MSPD Chief Parish Cross explained there are freedom of speech, freedom of travel, and freedom of assembly issues that preclude simply removing people from public places.
“We can’t just kick people out of town or from public places with no reason,” Cross said. “We deal with negative behavior, not appearances.”
The history of vagrancy and loitering laws, dating back to post Civil War attempts to constrain freed slaves, has resulted in continuing legal challenges, and the courts often finding them unconstitutional. For further reading, go to the following online resources:
• www.bu.edu/pilj/files/2015/09/18-2CharlesNote.pdf; and
Cross said it is a misconception that the homeless are responsible for a crime wave in the city.
He said the majority of legal problems with the homeless are misdemeanors including smoking, drinking and trespassing.
“They are not the people committing the serious crimes,” Cross said. “However, they do take up a disproportionate amount of police time.”
MSPD Lt. Joe Restine noted that the new city ordinances have had a positive effect.
“Due to the new city codes, we probably have less intoxication,” Restine said. “We do foot patrols and spread the word around on behavior expectations.”
Mental health problems are one of the thorniest issues facing the homeless and the police. Under section 5150 of the California Welfare and Institutions Code, police officers can determine that a person is a danger to himself or others and ask that they be evaluated and treated at a locked facility.

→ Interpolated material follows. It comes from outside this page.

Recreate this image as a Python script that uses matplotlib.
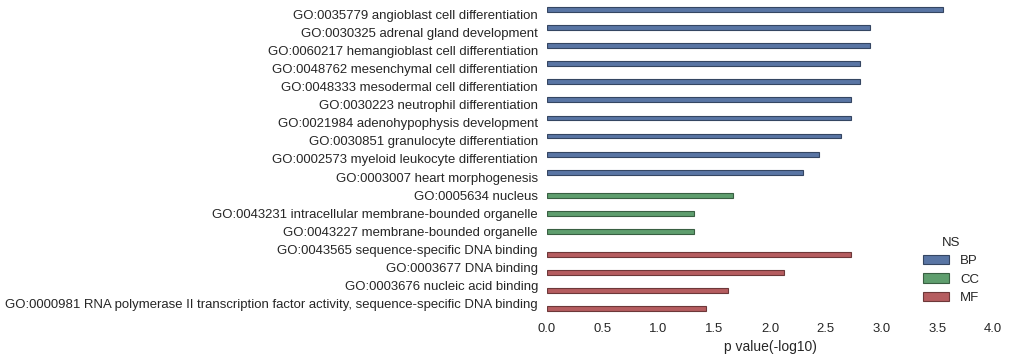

“It’s a difficult situation. We have limited mental health staff,” Restine said.
Suspected mental health problems are taken to the Dignity emergency room and a Siskiyou County Behavioral Health worker – someone is on duty 24/7 365 days year – is notified to come to the ER. They take over the case to determine if the person needs to be locked in a facility and, if necessary, provide transportation.
“Often times, they are given medication and released the next day,” Restine said.
Restine noted that it can require two or even three officers to control a combative mental health person. Chief Cross said it is not the department’s intention to write as many citations as possible.
He explained that officers do not always write violations for misdemeanors such as open container. In some cases the alcohol is dumped and a warning is issued.
“There is the spirit of the law and the letter of the law. Officers have discretion,” Cross said.
Restine noted that more serious issues may intervene that preclude writing a violation for a misdemeanor.
“We are a small department and there are often other calls coming in,” Restine said.
Cross said there is a concerted effort by the department to engage with the homeless population.
“We have better relations with them than people believe,” Cross said. “The department continues to take the high road and welcomes all visitors to this town and expects all visitors to follow the rules.”